Strategy is key to creating a menu that features dishes customers enjoy, needs minimal labor to execute and is profitable. It typically takes a team — culinary, training, marketing, operations, purchasing, IT, and finance — to do that. So be ready to involve team members when appropriate, keeping in mind that achieving your goal doesn’t mean being all things to all people.

No matter what type of menu changes you intend to make, there are three strategic steps you need to take before designing new dishes.   

Product review. Review current menu items on the basis of taste, presentation, ease of execution, and consistency. Be brutally honest: Ask customers what they think and check out online reviews. Note which items are signature to your concept; similar to competition; perceived as healthy options (gluten free/vegan/vegetarian); and portable (ToGo offerings). Review key ingredients in each dish, considering procurement challenges now and possible future price increases.

Trends/Competitive Research. Use the internet to check out menu offerings, menu design and pricing at rival restaurants. Keep an idea folder that includes menus, pictures, recipes or ingredients found on the internet or during your travels. Visit your key competition, reviewing dining in and delivery/curbside pickup. Remember what is new in fine-dining trickles down to casual and quick casual in a couple years. Talk to your vendors. They are a great source to keep abreast of the industry trends, gather samples and even partner in product creation where possible.

Sales and Profitability. Many factors that go into evaluating sales and profitability. Make sure you consider each one below.

  • Gather sales for each menu daily and weekly: dine-in and to-go.
  • Calculate the costs and gross profit of each plate. Include packaging for to-go items.
  • Consider complexity: How easy is the item to execute  the equipment used in preparation and prep.

Keep in mind that menu items that seem profitable may not be when adding in the steps to execute on the line, prep, and waste. Compare the cost of dishes with minimal prep to those with maximum prep to calculate profitability; compare, too, the preparation of high price dishes with low price dishes and calculate which are more profitable. The goal is to achieve a balance of both while adding signature touches to make your menu special without hindering operational flow or profitability.    

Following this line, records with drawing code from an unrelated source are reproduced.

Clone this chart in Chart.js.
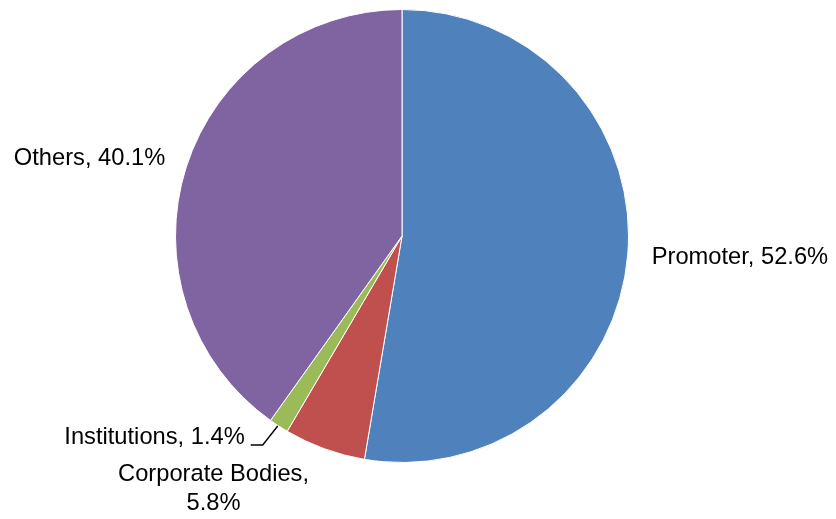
<!DOCTYPE html>
<html>
<head>
<meta charset="utf-8">
<script src="https://cdn.jsdelivr.net/npm/chart.js@4/dist/chart.umd.min.js"></script>
<style>
  html, body { margin: 0; padding: 0; background: #fff; }
  canvas { display: block; }
</style>
</head>
<body>
<canvas id="pie" width="836" height="519"></canvas>
<script>
const categories = ['Promoter', 'Corporate Bodies', 'Institutions', 'Others'];
const shares = [52.6, 5.8, 1.4, 40.1];
const sliceColors = ['#4F81BD', '#C0504D', '#9BBB59', '#8064A2'];

// label placement relative to the point where each slice's mid-angle meets the rim
const labelSpots = [
  { dx: 24, dy: 3, align: 'left', lines: (c, v) => [c + ', ' + v + '%'] },
  { dx: -111, dy: 40, align: 'center', lines: (c, v) => [c + ',', v + '%'] },
  { dx: -34, dy: 11, align: 'right', lines: (c, v) => [c + ', ' + v + '%'], leader: true },
  { dx: -21, dy: -8, align: 'right', lines: (c, v) => [c + ', ' + v + '%'] }
];

const sliceLabels = {
  id: 'sliceLabels',
  afterDatasetsDraw(chart) {
    const { ctx } = chart;
    const arcs = chart.getDatasetMeta(0).data;
    ctx.save();
    ctx.font = '23.7px "Liberation Sans", Arial, sans-serif';
    ctx.fillStyle = '#000';
    ctx.textBaseline = 'middle';
    arcs.forEach((arc, i) => {
      const { x, y, startAngle, endAngle, outerRadius } = arc.getProps(['x', 'y', 'startAngle', 'endAngle', 'outerRadius'], true);
      const mid = (startAngle + endAngle) / 2;
      const px = x + Math.cos(mid) * outerRadius;
      const py = y + Math.sin(mid) * outerRadius;
      const spot = labelSpots[i];
      const lx = px + spot.dx;
      const ly = py + spot.dy;
      if (spot.leader) {
        ctx.strokeStyle = '#000';
        ctx.lineWidth = 1.4;
        ctx.beginPath();
        ctx.moveTo(px - 1, py);
        ctx.lineTo(px - 16, py + 19);
        ctx.lineTo(px - 28, py + 19);
        ctx.stroke();
      }
      ctx.textAlign = spot.align;
      const lines = spot.lines(categories[i], shares[i].toFixed(1));
      const lh = 29;
      const top = ly - (lines.length - 1) * lh / 2;
      lines.forEach((t, k) => ctx.fillText(t, lx, top + k * lh));
    });
    ctx.restore();
  }
};

new Chart(document.getElementById('pie'), {
  type: 'pie',
  data: {
    labels: categories,
    datasets: [{
      data: shares,
      backgroundColor: sliceColors,
      borderColor: '#ffffff',
      borderWidth: 1
    }]
  },
  options: {
    responsive: false,
    animation: false,
    layout: { padding: { top: 9, bottom: 56, left: 100, right: 132 } },
    plugins: {
      legend: { display: false },
      tooltip: { enabled: false }
    },
    events: []
  },
  plugins: [sliceLabels]
});
</script>
</body>
</html>
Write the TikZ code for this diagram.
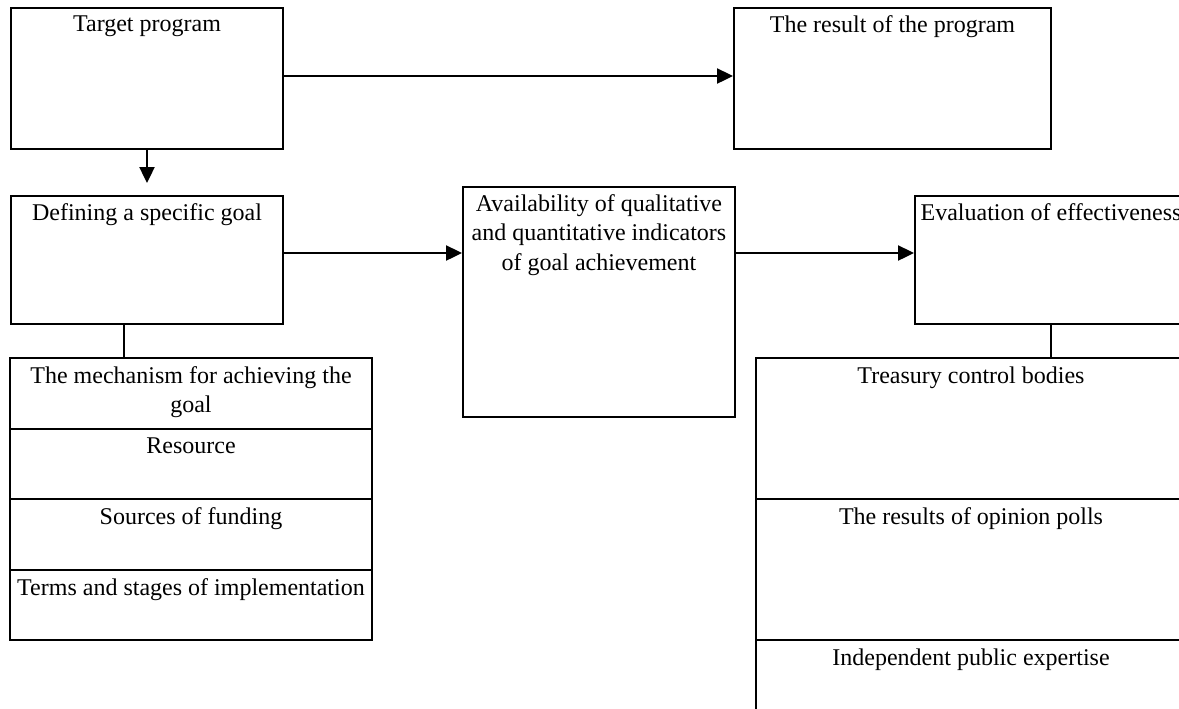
\documentclass[tikz,border=0pt]{standalone}
\usepackage{fontspec}
\setmainfont{Liberation Serif}
\usetikzlibrary{positioning,arrows.meta}
\tikzstyle{box} = [rectangle, draw=black, line width=1pt, anchor=north west, inner sep=0pt]
\tikzstyle{cell} = [rectangle, draw=black, line width=0.8pt, inner sep=0pt, outer sep=0pt]
\tikzstyle{txt} = [anchor=north, inner sep=0pt, yshift=-4pt, align=center, font=\fontsize{12}{14.8}\selectfont]
\tikzstyle{arrow} = [line width=1.2pt, -{Triangle[length=8pt,width=7.5pt]}]
\tikzstyle{link} = [line width=1pt]

\begin{document}
\begin{tikzpicture}[x=1pt, y=-1pt]
        \clip (0,0) rectangle (589.5,354);
        \node (target) [box, minimum width=136pt, minimum height=70.5pt, label={[txt]north:Target program}] at (5,3.5) {};
        \node (result) [box, minimum width=158.5pt, minimum height=70.5pt, label={[txt]north:The result of the program}] at (366.5,3.5) {};
        \node (goal) [box, minimum width=136pt, minimum height=64pt, label={[txt]north:Defining a specific goal}] at (5,97.5) {};
        \node (indic) [box, minimum width=136pt, minimum height=115pt, label={[txt]north:{Availability of qualitative\\and quantitative indicators\\of goal achievement}}] at (231,93) {};
        \node (evalbox) [box, minimum width=136pt, minimum height=64pt, label={[txt]north:Evaluation of effectiveness}] at (457,97.5) {};

        % left stack
        \node (mech) [cell, anchor=north west, minimum width=181pt, minimum height=35.5pt, label={[txt]north:{The mechanism for achieving the\\goal}}] at (5,179) {};
        \node (res) [cell, below=0pt of mech, minimum width=181pt, minimum height=35pt, label={[txt]north:Resource}] {};
        \node (fund) [cell, below=0pt of res, minimum width=181pt, minimum height=35.5pt, label={[txt]north:Sources of funding}] {};
        \node (terms) [cell, below=0pt of fund, minimum width=181pt, minimum height=35pt, label={[txt]north:Terms and stages of implementation}] {};

        % right stack
        \node (treas) [cell, anchor=north west, minimum width=215pt, minimum height=70.5pt, label={[txt]north:Treasury control bodies}] at (378,179) {};
        \node (polls) [cell, below=0pt of treas, minimum width=215pt, minimum height=70.5pt, label={[txt]north:The results of opinion polls}] {};
        \node (expert) [cell, below=0pt of polls, minimum width=215pt, minimum height=70.5pt, label={[txt]north:Independent public expertise}] {};

            % Add arrows connecting the nodes
        \coordinate (tgtend) at ([yshift=-16.5pt]target.south);
        \draw [arrow] ([yshift=1.25pt]target.east) -- ([yshift=1.25pt]result.west);
        \draw [arrow] (target.south) -- (tgtend);
        \draw [arrow] ([yshift=3.5pt]goal.east) -- ([yshift=3.5pt]goal.east -| indic.west);
        \draw [arrow] ([yshift=3.5pt]evalbox.west -| indic.east) -- ([yshift=3.5pt]evalbox.west);
        \draw [link] ([xshift=-11.5pt]goal.south) -- ([xshift=-11.5pt]goal.south |- mech.north);
        \draw [link] (evalbox.south) -- (evalbox.south |- treas.north);
    \end{tikzpicture}
\end{document}
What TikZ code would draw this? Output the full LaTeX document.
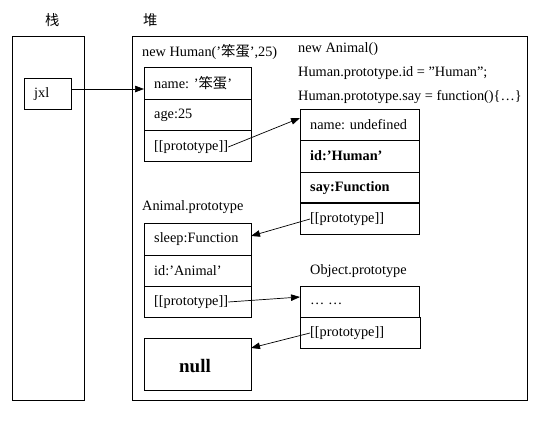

Finally, review your findings and make necessary changes.

  • Look for blaring menu gaps that could hinder reaching your target customers.
  • Adjust recipes or presentations that affect flavor, profitability, execution, or portability.
  • Eliminate or rework operationally challenged items that cause line chaos or slowdowns.
  • Ensure your menu is balanced operationally with your equipment and labor costs.
  • Ease procurement challenges, including eliminating single use ingredients where possible.
  • Check again individual item cost, packaging cost and ease of execution to ensure profitability    
  • Consider the effect any menu changes have on other sales channels (catering, delivery, retail).